I went into a lot of detail last time about how much I like Clark Gable.
But no, seriously.
We have talked about that before.
There were cartoons.
There were cartoons during that time where they're making fun of him with the big ears and everything.
They make him kind of look ugly in the cartoons.
But, you know, when he got older, he kind of took on those features.
But if you watch his stuff from, you know, the early 30s, mid-30s, even by the time of Gone with the Wind, I mean, he was a handsome man.
But anyways, he's something that's so memorable from that movie for me.
I really like him in that.
And, you know, of course, Vivian Lee did a good job.

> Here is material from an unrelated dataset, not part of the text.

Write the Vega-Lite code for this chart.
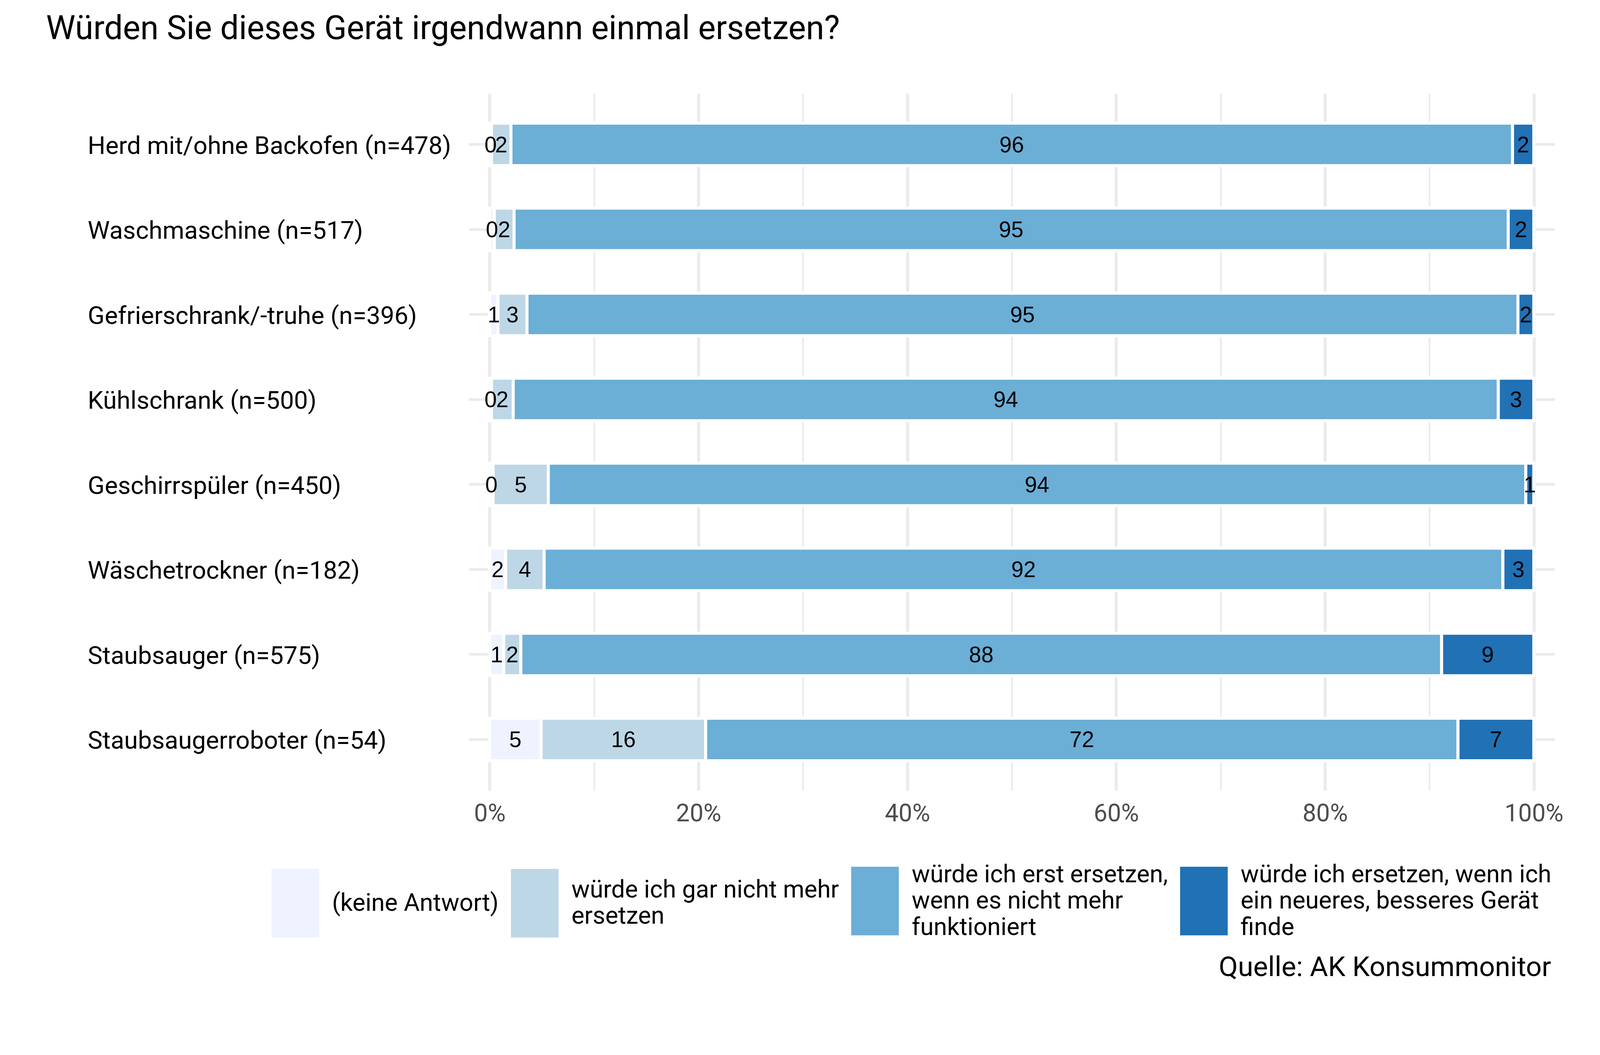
{
  "$schema": "https://vega.github.io/schema/vega-lite/v6.json",
  "width": 2780,
  "height": 1784,
  "autosize": {"type": "none"},
  "padding": {"left": 1200, "top": 239, "right": 220, "bottom": 677},
  "background": "white",
  "title": {
    "text": "Würden Sie dieses Gerät irgendwann einmal ersetzen?",
    "anchor": "start",
    "frame": "group",
    "dx": -1082,
    "offset": 54,
    "baseline": "alphabetic",
    "fontSize": 84.6,
    "font": "Roboto",
    "fontWeight": "normal",
    "color": "black"
  },
  "config": {
    "view": {"stroke": null},
    "font": "Roboto",
    "style": {"guide-label": {"lineHeight": 67.5}}
  },
  "data": {
    "values": [
      {"item": "Herd mit/ohne Backofen (n=478)", "cat": "(keine Antwort)", "k": 1, "v": 0.18},
      {"item": "Herd mit/ohne Backofen (n=478)", "cat": "würde ich gar nicht mehr ersetzen", "k": 2, "v": 1.86},
      {"item": "Herd mit/ohne Backofen (n=478)", "cat": "würde ich erst ersetzen, wenn es nicht mehr funktioniert", "k": 3, "v": 95.92},
      {"item": "Herd mit/ohne Backofen (n=478)", "cat": "würde ich ersetzen, wenn ich ein neueres, besseres Gerät finde", "k": 4, "v": 2.04},
      {"item": "Waschmaschine (n=517)", "cat": "(keine Antwort)", "k": 1, "v": 0.45},
      {"item": "Waschmaschine (n=517)", "cat": "würde ich gar nicht mehr ersetzen", "k": 2, "v": 1.89},
      {"item": "Waschmaschine (n=517)", "cat": "würde ich erst ersetzen, wenn es nicht mehr funktioniert", "k": 3, "v": 95.21},
      {"item": "Waschmaschine (n=517)", "cat": "würde ich ersetzen, wenn ich ein neueres, besseres Gerät finde", "k": 4, "v": 2.45},
      {"item": "Gefrierschrank/-truhe (n=396)", "cat": "(keine Antwort)", "k": 1, "v": 0.8},
      {"item": "Gefrierschrank/-truhe (n=396)", "cat": "würde ich gar nicht mehr ersetzen", "k": 2, "v": 2.78},
      {"item": "Gefrierschrank/-truhe (n=396)", "cat": "würde ich erst ersetzen, wenn es nicht mehr funktioniert", "k": 3, "v": 94.9},
      {"item": "Gefrierschrank/-truhe (n=396)", "cat": "würde ich ersetzen, wenn ich ein neueres, besseres Gerät finde", "k": 4, "v": 1.52},
      {"item": "Kühlschrank (n=500)", "cat": "(keine Antwort)", "k": 1, "v": 0.18},
      {"item": "Kühlschrank (n=500)", "cat": "würde ich gar nicht mehr ersetzen", "k": 2, "v": 2.08},
      {"item": "Kühlschrank (n=500)", "cat": "würde ich erst ersetzen, wenn es nicht mehr funktioniert", "k": 3, "v": 94.34},
      {"item": "Kühlschrank (n=500)", "cat": "würde ich ersetzen, wenn ich ein neueres, besseres Gerät finde", "k": 4, "v": 3.4},
      {"item": "Geschirrspüler (n=450)", "cat": "(keine Antwort)", "k": 1, "v": 0.33},
      {"item": "Geschirrspüler (n=450)", "cat": "würde ich gar nicht mehr ersetzen", "k": 2, "v": 5.29},
      {"item": "Geschirrspüler (n=450)", "cat": "würde ich erst ersetzen, wenn es nicht mehr funktioniert", "k": 3, "v": 93.61},
      {"item": "Geschirrspüler (n=450)", "cat": "würde ich ersetzen, wenn ich ein neueres, besseres Gerät finde", "k": 4, "v": 0.77},
      {"item": "Wäschetrockner (n=182)", "cat": "(keine Antwort)", "k": 1, "v": 1.53},
      {"item": "Wäschetrockner (n=182)", "cat": "würde ich gar nicht mehr ersetzen", "k": 2, "v": 3.69},
      {"item": "Wäschetrockner (n=182)", "cat": "würde ich erst ersetzen, wenn es nicht mehr funktioniert", "k": 3, "v": 91.82},
      {"item": "Wäschetrockner (n=182)", "cat": "würde ich ersetzen, wenn ich ein neueres, besseres Gerät finde", "k": 4, "v": 2.96},
      {"item": "Staubsauger (n=575)", "cat": "(keine Antwort)", "k": 1, "v": 1.35},
      {"item": "Staubsauger (n=575)", "cat": "würde ich gar nicht mehr ersetzen", "k": 2, "v": 1.64},
      {"item": "Staubsauger (n=575)", "cat": "würde ich erst ersetzen, wenn es nicht mehr funktioniert", "k": 3, "v": 88.18},
      {"item": "Staubsauger (n=575)", "cat": "würde ich ersetzen, wenn ich ein neueres, besseres Gerät finde", "k": 4, "v": 8.83},
      {"item": "Staubsaugerroboter (n=54)", "cat": "(keine Antwort)", "k": 1, "v": 4.93},
      {"item": "Staubsaugerroboter (n=54)", "cat": "würde ich gar nicht mehr ersetzen", "k": 2, "v": 15.76},
      {"item": "Staubsaugerroboter (n=54)", "cat": "würde ich erst ersetzen, wenn es nicht mehr funktioniert", "k": 3, "v": 72.05},
      {"item": "Staubsaugerroboter (n=54)", "cat": "würde ich ersetzen, wenn ich ein neueres, besseres Gerät finde", "k": 4, "v": 7.26}
    ]
  },
  "encoding": {
    "y": {
      "field": "item",
      "type": "nominal",
      "sort": null,
      "scale": {"paddingInner": 0.5, "paddingOuter": 0.35},
      "axis": {
        "title": null,
        "domain": false,
        "ticks": false,
        "labelAlign": "left",
        "labelBaseline": "middle",
        "labelPadding": 976,
        "labelOffset": 5,
        "labelLimit": 0,
        "labelFontSize": 63.7,
        "labelFont": "Roboto",
        "labelColor": "black",
        "grid": true,
        "gridColor": "#ebebeb",
        "gridWidth": 6.8
      }
    }
  },
  "layer": [
    {
      "mark": {"type": "bar", "stroke": "white", "strokeWidth": 7.8},
      "encoding": {
        "x": {
          "field": "v",
          "type": "quantitative",
          "stack": "zero",
          "scale": {"domain": [-2, 102], "nice": false, "zero": false},
          "axis": {
            "title": null,
            "domain": false,
            "ticks": false,
            "values": [0, 10, 20, 30, 40, 50, 60, 70, 80, 90, 100],
            "labelExpr": "datum.value % 20 == 0 ? datum.value + '%' : ''",
            "labelOverlap": false,
            "labelFlush": false,
            "labelFontSize": 62.5,
            "labelFont": "Roboto",
            "labelColor": "#4d4d4d",
            "labelPadding": 29,
            "grid": true,
            "gridColor": "#ebebeb",
            "gridWidth": {"condition": {"test": "datum.value % 20 == 0", "value": 7.8}, "value": 4.4}
          }
        },
        "color": {
          "field": "cat",
          "type": "nominal",
          "sort": null,
          "scale": {
            "domain": [
              "(keine Antwort)",
              "würde ich gar nicht mehr ersetzen",
              "würde ich erst ersetzen, wenn es nicht mehr funktioniert",
              "würde ich ersetzen, wenn ich ein neueres, besseres Gerät finde"
            ],
            "range": ["#eff3ff", "#bdd7e7", "#6baed6", "#2171b5"]
          },
          "legend": {
            "orient": "none",
            "legendX": -505,
            "legendY": 2006,
            "direction": "horizontal",
            "columns": 4,
            "padding": 0,
            "title": "Quelle: AK Konsummonitor",
            "titleOrient": "bottom",
            "titleAnchor": "end",
            "titleFontSize": 71.2,
            "titleFont": "Roboto",
            "titleFontWeight": "normal",
            "titleColor": "black",
            "titlePadding": 37,
            "titleLimit": 0,
            "labelFontSize": 62.4,
            "labelFont": "Roboto",
            "labelColor": "black",
            "labelBaseline": "middle",
            "labelOffset": 33,
            "labelLimit": 0,
            "columnPadding": 31,
            "symbolType": "M-1,-1.44H1V1.44H-1Z",
            "symbolSize": 14860,
            "symbolStrokeWidth": 0,
            "symbolOpacity": 1,
            "labelExpr": "datum.label == 'würde ich gar nicht mehr ersetzen' ? ['würde ich gar nicht mehr', 'ersetzen'] : datum.label == 'würde ich erst ersetzen, wenn es nicht mehr funktioniert' ? ['würde ich erst ersetzen,', 'wenn es nicht mehr', 'funktioniert'] : datum.label == 'würde ich ersetzen, wenn ich ein neueres, besseres Gerät finde' ? ['würde ich ersetzen, wenn ich', 'ein neueres, besseres Gerät', 'finde'] : datum.label",
            "encoding": {
              "labels": {
                "dy": {"value": {"expr": "datum.label == '(keine Antwort)' ? 0 : datum.label == 'würde ich gar nicht mehr ersetzen' ? -33.75 : -67.5"}}
              }
            }
          }
        },
        "order": {"field": "k"}
      }
    },
    {
      "mark": {"type": "text", "font": "Liberation Sans", "fontSize": 56.6, "color": "black", "baseline": "middle", "align": "center", "dy": 3},
      "encoding": {
        "x": {"field": "v", "type": "quantitative", "stack": "zero", "bandPosition": 0.5},
        "detail": {"field": "cat"},
        "order": {"field": "k"},
        "text": {"field": "v", "type": "quantitative", "format": ".0f"}
      }
    }
  ]
}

And it was just the time when they weren't gratuitous about everything, about, they weren't gratuitous about, you know, sex and gore.
And, you know, they, the people back then were, and I said this last time, the people, you know, during that time period, the 30s when they made that movie, you know, they were not by any means prudes.
I mean, they were just like us.
It's just they had standards back then.
And a movie could be good without being gratuitous.
You could hit, you know, they hint at all those things.
All those things suck.
And, you know, the stuff that people enjoy now in movies, they hinted at all of that in Gone with the Wind.
You don't have to see it to know it's there.
You know, I mean, and it was good despite that.
It was good dialogue.
And it just gives me so much pride as a southerner when I watch it.
Even though most of the actors and actresses aren't even from the South, that's okay.
They did a good job.
Well, 1939 was when Gone with the Wind came out, and some people...
How old were you at 39, Keith?
I wasn't there.
But anyway, in 1939, they had, it was a bumper crop of great movies.
But the one that is the standout from that year is Gone with the Wind.
It was the major opus, the Magnus Opus of 1939.
And it was, you know, it was the biggest box office sensation they'd had up until that point.
And it shows you just how much things had changed.
Another 1939 movie regarding the South is Santa Fe Trail with Errol Flynn as Jeb Stewart and Ronald Reagan as George Custer.
And that was a great movie also.
Well, we could have gone a whole nother segment, if not another hour with Courtney from Alabama.
And I felt as though we didn't give Gone with the Wind as much airtime as we had intended to.
But nevertheless, wow, two months, two great series, March Around the World, Confederate History Month.
I don't know what we're going to do with ourselves next week, Keith, when we get back to business as usual.
But for Keith Alexander, our guest tonight, Tim Vurdock and Courtney from Alabama, I'm James Edwards.